Cap. 10: Trem da vida

Hoje andei de trem pela primeira vez. Cara, foi diferente de tudo o que já tinha feito.
Já andei de bicicleta, carro, patins, ônibus, metrô e ombro do papai. Mas nada se compara ao trem. A primeira vista parece com o metrô, mas depois vi que cabe umas cinco vezes mais pessoas! Ou então, tentam fazer caber.
A primeira coisa que reparei foi que mamãe segurava minha mão mais firme que o normal. Não que eu tenha o hábito de sair de perto dela, mas as vezes as coisas do mundo são tão curiosas que me distraio! Depois percebi que todo mundo parecia ir para o lado oposto do meu. Me perguntei porque ia para frente se estava todos iam da onde eu tinha vindo. Com certeza para onde eu ia não deveria ser tão legal, já que parecia que ninguém queria ficar lá.
Quando estávamos chegando a plataforma pude ver um trem que acabava de chegar abrir as portas. Acho que nunca tinha visto tanta gente no mesmo lugar. Me lembrei daqueles filmes de guerra onde todos os soldados são iguais e vão na mesma direção, seguindo os da frente, sem terem outra opção.
Então finalmente entramos no trem. Vi em minha volta pessoas bem arrumadas. Mulheres de salto alto e unhas bem feitas. Homens de terno e pastas pretas. Vi pessoas com roupas simples, como as usadas pela Luzia no dia de limpar janelas. Vi jovens estudando. Senhoras refletindo. Vi um velho que parecia velho demais para estar lá. Vi uma mãe com um bebê novo demais. Vi grávida de pé. Vi gente vendendo e gente pregando. Eu vi vidas.
A maioria tinha olhos cansados ou indiferentes ao resto do mundo. Mesmo parecendo que havia um mundo inteiro dentro daquele trem. Só eu tinha olhos curiosos. Talvez porque só eu nunca havia estado por lá. Mesmo assim não gostaria de envelhecer com aqueles olhos.
Queria muito poder perguntar à eles: onde vão? Por que vão? Afinal ninguém parecia satisfeito em ir. Nem ansioso em chegar. Talvez impacientes com a demora, mas não agitados com a expectativa de chegar.
Éramos todos sem rosto, pois nunca mais nos veríamos. Era como se não fossemos alguém. Como se a particularidade da vida de cada um não existisse. Por que parecia que os outros não importavam? Por que empurravam? Não empurraríamos nossa mãe. Mas ali ninguém é mãe. Ali ninguém era ninguém. Parecíamos soldados sem nome.
Assim que cheguei em casa, dei nome para cada um dos meus soldadinhos de plástico.
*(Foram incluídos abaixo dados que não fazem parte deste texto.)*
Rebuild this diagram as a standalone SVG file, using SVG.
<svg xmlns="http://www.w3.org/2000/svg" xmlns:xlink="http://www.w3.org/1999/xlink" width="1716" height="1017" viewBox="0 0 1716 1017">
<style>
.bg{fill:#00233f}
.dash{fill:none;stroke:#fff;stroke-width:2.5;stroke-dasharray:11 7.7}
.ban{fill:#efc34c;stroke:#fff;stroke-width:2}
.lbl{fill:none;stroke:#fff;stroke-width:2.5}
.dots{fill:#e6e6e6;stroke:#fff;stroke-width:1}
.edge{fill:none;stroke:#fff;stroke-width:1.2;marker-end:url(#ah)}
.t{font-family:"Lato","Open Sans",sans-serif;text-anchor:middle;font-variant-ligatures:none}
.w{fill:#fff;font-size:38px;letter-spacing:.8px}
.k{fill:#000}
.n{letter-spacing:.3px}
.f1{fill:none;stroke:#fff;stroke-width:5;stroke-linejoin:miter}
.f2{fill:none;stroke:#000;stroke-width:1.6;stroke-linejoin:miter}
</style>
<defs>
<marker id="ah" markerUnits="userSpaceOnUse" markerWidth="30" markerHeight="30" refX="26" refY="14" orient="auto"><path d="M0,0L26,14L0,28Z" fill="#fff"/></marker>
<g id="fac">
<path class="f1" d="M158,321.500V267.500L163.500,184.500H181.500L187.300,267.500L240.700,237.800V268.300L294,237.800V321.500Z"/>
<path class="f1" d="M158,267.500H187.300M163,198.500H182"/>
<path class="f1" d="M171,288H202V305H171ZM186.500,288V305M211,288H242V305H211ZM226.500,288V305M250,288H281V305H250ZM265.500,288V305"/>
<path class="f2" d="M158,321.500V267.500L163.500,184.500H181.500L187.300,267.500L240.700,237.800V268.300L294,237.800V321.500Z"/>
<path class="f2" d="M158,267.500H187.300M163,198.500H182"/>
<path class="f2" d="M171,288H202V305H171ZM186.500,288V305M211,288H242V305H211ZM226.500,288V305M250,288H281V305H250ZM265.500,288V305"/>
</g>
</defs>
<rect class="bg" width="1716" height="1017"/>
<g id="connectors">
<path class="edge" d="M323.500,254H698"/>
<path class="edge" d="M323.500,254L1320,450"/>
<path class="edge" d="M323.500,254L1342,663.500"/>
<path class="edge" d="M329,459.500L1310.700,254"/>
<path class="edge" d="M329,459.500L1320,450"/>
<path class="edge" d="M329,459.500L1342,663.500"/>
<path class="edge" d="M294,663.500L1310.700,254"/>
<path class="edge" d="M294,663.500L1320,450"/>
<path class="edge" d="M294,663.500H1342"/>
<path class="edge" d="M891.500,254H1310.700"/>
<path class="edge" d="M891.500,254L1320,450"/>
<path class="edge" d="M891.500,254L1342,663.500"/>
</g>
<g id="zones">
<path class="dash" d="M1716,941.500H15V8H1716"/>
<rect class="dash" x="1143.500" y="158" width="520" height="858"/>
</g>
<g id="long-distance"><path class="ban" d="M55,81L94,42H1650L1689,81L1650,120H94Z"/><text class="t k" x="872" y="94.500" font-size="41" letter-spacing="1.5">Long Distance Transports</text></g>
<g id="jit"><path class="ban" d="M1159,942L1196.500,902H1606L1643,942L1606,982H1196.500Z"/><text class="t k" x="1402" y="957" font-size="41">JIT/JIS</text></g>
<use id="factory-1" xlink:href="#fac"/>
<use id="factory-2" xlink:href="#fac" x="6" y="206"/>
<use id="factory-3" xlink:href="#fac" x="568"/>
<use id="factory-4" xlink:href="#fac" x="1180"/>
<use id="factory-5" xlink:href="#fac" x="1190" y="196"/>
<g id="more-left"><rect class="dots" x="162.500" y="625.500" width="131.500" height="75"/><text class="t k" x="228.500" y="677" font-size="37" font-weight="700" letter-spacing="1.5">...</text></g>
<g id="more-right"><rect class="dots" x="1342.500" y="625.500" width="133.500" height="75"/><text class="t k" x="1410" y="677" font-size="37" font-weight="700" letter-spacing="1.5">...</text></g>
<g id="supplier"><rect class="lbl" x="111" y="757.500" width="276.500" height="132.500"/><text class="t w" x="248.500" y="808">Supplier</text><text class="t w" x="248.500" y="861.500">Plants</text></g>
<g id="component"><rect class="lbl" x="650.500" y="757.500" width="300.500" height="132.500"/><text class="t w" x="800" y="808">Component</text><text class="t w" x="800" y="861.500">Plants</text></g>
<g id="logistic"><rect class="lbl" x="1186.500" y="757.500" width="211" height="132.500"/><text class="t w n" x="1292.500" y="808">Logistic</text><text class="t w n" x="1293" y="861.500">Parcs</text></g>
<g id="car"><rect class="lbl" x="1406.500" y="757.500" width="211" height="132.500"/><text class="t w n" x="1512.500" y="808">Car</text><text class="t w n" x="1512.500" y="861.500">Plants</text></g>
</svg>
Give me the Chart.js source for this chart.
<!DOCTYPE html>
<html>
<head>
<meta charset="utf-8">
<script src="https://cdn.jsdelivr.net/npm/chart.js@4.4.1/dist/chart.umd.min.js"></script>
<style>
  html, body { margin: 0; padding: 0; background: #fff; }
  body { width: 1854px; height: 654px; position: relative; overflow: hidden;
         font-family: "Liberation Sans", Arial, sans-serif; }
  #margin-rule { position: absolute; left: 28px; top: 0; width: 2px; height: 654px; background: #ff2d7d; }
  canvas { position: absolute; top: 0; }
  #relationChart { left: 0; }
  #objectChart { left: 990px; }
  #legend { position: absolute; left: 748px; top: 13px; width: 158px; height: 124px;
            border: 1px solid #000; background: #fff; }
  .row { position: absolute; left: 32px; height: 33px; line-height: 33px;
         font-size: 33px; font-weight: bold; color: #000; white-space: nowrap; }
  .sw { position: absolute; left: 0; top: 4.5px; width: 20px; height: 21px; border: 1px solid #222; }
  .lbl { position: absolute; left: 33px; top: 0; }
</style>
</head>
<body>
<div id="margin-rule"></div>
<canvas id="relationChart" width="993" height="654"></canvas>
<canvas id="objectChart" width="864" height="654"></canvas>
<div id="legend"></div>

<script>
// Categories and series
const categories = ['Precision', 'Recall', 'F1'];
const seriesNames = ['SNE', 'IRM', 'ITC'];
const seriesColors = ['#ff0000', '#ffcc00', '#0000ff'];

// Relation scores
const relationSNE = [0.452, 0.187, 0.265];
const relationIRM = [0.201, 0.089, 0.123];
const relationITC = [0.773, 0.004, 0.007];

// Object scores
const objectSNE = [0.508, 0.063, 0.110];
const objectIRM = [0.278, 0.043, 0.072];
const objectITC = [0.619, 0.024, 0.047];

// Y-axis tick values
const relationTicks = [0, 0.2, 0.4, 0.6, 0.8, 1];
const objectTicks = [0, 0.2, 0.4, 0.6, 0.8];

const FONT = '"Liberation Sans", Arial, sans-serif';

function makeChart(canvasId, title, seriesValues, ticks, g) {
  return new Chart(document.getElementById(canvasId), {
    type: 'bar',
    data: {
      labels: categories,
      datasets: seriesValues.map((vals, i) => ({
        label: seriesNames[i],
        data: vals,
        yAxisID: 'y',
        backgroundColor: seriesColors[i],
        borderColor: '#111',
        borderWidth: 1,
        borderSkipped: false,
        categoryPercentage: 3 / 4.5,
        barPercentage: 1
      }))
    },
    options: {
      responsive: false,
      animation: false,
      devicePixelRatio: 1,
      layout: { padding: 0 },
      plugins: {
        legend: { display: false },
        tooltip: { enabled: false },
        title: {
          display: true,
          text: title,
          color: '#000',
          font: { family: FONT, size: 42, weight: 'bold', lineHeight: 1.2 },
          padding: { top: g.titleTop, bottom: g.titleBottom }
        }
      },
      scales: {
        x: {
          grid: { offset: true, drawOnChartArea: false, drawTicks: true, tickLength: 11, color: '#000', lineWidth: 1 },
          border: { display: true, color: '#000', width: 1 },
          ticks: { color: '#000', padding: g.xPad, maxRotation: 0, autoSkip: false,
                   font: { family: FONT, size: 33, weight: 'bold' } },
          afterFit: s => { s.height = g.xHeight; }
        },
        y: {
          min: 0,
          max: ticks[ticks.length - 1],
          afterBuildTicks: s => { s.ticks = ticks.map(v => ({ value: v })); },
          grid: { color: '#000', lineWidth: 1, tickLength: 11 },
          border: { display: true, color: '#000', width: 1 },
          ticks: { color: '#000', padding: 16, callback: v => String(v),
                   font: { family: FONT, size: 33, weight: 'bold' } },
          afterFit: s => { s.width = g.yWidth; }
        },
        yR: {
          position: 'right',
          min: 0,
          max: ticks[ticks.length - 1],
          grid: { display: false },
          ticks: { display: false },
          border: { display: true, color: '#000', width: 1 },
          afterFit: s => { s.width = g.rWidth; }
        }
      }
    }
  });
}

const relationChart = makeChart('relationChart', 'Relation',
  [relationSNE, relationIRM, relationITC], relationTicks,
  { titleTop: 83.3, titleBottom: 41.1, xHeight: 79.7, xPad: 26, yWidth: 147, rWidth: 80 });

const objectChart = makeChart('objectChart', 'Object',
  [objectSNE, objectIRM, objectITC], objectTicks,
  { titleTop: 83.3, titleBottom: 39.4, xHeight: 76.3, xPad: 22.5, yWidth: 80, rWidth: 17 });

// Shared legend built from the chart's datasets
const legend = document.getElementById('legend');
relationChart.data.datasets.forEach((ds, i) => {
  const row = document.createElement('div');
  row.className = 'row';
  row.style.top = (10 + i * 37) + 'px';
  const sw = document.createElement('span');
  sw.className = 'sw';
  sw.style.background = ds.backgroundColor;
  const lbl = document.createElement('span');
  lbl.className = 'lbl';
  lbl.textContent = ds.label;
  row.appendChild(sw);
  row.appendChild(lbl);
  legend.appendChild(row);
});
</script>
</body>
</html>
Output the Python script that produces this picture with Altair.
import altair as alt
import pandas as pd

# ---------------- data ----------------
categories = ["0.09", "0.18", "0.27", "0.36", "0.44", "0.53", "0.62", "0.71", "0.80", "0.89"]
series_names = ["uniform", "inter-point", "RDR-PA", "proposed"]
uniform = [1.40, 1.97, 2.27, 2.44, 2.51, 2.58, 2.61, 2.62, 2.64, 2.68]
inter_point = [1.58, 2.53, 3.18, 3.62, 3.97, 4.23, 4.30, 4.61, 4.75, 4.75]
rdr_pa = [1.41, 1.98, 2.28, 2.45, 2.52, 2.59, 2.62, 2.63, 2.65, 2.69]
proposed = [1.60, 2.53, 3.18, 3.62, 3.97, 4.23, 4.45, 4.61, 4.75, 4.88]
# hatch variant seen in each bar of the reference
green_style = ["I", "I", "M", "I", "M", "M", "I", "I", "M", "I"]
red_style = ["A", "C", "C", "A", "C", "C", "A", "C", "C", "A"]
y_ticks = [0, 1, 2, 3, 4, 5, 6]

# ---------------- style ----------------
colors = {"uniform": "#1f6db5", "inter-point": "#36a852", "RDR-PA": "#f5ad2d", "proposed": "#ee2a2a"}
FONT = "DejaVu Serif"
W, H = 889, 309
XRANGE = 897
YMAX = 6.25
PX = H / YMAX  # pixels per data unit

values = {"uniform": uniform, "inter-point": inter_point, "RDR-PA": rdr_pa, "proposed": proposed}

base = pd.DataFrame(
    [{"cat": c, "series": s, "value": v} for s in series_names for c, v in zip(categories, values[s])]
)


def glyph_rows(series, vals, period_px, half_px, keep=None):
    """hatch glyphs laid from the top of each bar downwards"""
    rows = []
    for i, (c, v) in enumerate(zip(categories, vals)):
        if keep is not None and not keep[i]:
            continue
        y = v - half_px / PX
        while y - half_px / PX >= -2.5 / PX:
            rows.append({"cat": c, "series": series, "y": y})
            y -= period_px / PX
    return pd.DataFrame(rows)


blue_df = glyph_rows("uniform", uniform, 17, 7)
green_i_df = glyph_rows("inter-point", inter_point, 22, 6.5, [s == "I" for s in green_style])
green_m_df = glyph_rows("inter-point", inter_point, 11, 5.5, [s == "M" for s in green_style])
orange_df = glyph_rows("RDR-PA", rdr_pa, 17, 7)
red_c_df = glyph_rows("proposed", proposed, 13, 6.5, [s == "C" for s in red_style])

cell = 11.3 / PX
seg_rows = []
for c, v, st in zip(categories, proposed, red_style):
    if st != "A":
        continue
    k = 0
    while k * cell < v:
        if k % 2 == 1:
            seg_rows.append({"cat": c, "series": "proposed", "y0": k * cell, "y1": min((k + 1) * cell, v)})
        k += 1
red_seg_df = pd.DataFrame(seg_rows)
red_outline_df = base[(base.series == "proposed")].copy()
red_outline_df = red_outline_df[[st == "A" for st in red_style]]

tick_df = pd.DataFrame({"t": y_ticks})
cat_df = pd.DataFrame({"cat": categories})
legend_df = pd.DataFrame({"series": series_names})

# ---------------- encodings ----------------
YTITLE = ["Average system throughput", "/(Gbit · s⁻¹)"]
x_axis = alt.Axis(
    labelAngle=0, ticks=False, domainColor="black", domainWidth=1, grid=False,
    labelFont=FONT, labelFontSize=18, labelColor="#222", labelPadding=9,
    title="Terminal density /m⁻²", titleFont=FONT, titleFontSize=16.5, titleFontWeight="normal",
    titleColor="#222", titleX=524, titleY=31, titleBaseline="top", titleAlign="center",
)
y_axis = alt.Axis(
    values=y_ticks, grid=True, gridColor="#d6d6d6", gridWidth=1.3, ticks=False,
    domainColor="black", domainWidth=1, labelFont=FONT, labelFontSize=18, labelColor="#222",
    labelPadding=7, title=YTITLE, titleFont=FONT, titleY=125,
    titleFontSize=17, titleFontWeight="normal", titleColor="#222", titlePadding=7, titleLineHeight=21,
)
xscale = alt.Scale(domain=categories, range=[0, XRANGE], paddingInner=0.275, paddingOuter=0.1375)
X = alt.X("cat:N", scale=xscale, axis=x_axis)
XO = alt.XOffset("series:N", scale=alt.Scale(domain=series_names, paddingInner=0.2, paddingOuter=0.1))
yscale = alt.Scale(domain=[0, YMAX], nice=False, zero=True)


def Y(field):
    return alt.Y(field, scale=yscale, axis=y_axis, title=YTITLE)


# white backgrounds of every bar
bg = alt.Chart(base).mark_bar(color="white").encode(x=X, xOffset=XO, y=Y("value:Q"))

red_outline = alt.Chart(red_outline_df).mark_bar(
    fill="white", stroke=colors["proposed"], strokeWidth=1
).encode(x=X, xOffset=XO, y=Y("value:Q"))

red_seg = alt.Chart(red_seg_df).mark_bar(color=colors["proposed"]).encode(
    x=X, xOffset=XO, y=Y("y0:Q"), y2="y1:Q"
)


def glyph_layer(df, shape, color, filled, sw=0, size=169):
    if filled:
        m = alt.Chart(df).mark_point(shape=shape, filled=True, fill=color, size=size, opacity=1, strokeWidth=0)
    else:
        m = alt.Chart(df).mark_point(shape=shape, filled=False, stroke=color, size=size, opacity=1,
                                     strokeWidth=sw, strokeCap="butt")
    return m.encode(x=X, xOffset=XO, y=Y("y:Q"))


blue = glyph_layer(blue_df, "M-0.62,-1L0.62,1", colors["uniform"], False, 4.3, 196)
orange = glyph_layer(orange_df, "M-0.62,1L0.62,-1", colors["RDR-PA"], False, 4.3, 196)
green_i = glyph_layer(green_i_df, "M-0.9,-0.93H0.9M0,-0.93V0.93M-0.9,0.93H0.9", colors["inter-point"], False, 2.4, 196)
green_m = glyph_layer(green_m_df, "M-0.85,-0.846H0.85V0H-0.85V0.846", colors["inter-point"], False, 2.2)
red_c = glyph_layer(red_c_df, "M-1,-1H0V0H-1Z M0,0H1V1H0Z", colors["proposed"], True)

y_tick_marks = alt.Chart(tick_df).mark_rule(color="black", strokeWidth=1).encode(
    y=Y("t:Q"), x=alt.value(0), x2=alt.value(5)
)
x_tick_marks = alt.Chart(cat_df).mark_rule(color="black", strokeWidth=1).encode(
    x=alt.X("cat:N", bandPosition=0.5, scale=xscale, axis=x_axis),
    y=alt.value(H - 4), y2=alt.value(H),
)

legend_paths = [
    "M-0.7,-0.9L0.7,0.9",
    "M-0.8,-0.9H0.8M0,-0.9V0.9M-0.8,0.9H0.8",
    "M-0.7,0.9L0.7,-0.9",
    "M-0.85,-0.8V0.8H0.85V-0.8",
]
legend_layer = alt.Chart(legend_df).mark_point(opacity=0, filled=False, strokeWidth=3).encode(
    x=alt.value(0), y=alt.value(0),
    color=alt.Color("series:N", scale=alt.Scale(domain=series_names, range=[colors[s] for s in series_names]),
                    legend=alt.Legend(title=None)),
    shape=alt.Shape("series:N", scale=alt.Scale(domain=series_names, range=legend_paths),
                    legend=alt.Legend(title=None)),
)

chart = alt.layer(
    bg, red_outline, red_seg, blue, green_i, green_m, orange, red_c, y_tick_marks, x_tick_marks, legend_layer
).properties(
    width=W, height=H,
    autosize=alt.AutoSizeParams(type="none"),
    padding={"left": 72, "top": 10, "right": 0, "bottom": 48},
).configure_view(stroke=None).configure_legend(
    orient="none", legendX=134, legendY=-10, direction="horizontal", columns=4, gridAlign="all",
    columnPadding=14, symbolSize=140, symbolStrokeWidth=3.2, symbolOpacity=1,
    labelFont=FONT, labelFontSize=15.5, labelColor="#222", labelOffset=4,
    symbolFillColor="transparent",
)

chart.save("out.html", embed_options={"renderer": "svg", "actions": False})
quarta-feira, 27 de maio de 2009

Cap. 09: Escuro

Hoje o Andrade, o chato que senta do meu lado na sala, me chamou de bebezão porque tenho minha luzinha acesa no quarto na hora de dormir. Na hora fiquei triste, porque não sou bebê, mas tenho medo do escuro. Mas depois, enquanto olhava pela janela na hora do jantar, cheguei a conclusão que se eu sou bebê, todo mundo do lado de fora também é!
As pessoas tem medo de andar no escuro. Quando já é noite, todos ficam desconfiados. Olham mais para o lado, com olhos cautelosos. Abraçam forte suas bolsas e nem sorriem para mim. Sempre que ando a noite com mamãe ela me faz apressar o passo. Ela também tem medo de escuro. E olha que na rua nem tem armários.
Não acho que mamãe seja um bebezão. O escuro, afinal, é assustador.
Você não sabe o que tem na sombra, só supõe. É difícil levar a sério o ditado ver para crer. Pois é justamente quando não vemos que imaginamos, supomos.
Talvez não saia no jornal casos de ataques noturnos de monstros do armário como passam notícias de assaltos e acidentes. Mas todo mundo sabe que jornal é sensacionalista e não conta muitas verdades. Bom, pelo menos é o que o papai fala.
Claro que muita gente prefere acreditar que eles não existem, mas também não dá para todo mundo ter luzinha em casa. Mas acredito, que no fundo no fundo, todo mundo tem medo do escuro, mas tem mais medo ainda de parecer um bebezão.
As pessoas preferem fingir que está tudo bem, enquanto correm para a casa com luz acessa.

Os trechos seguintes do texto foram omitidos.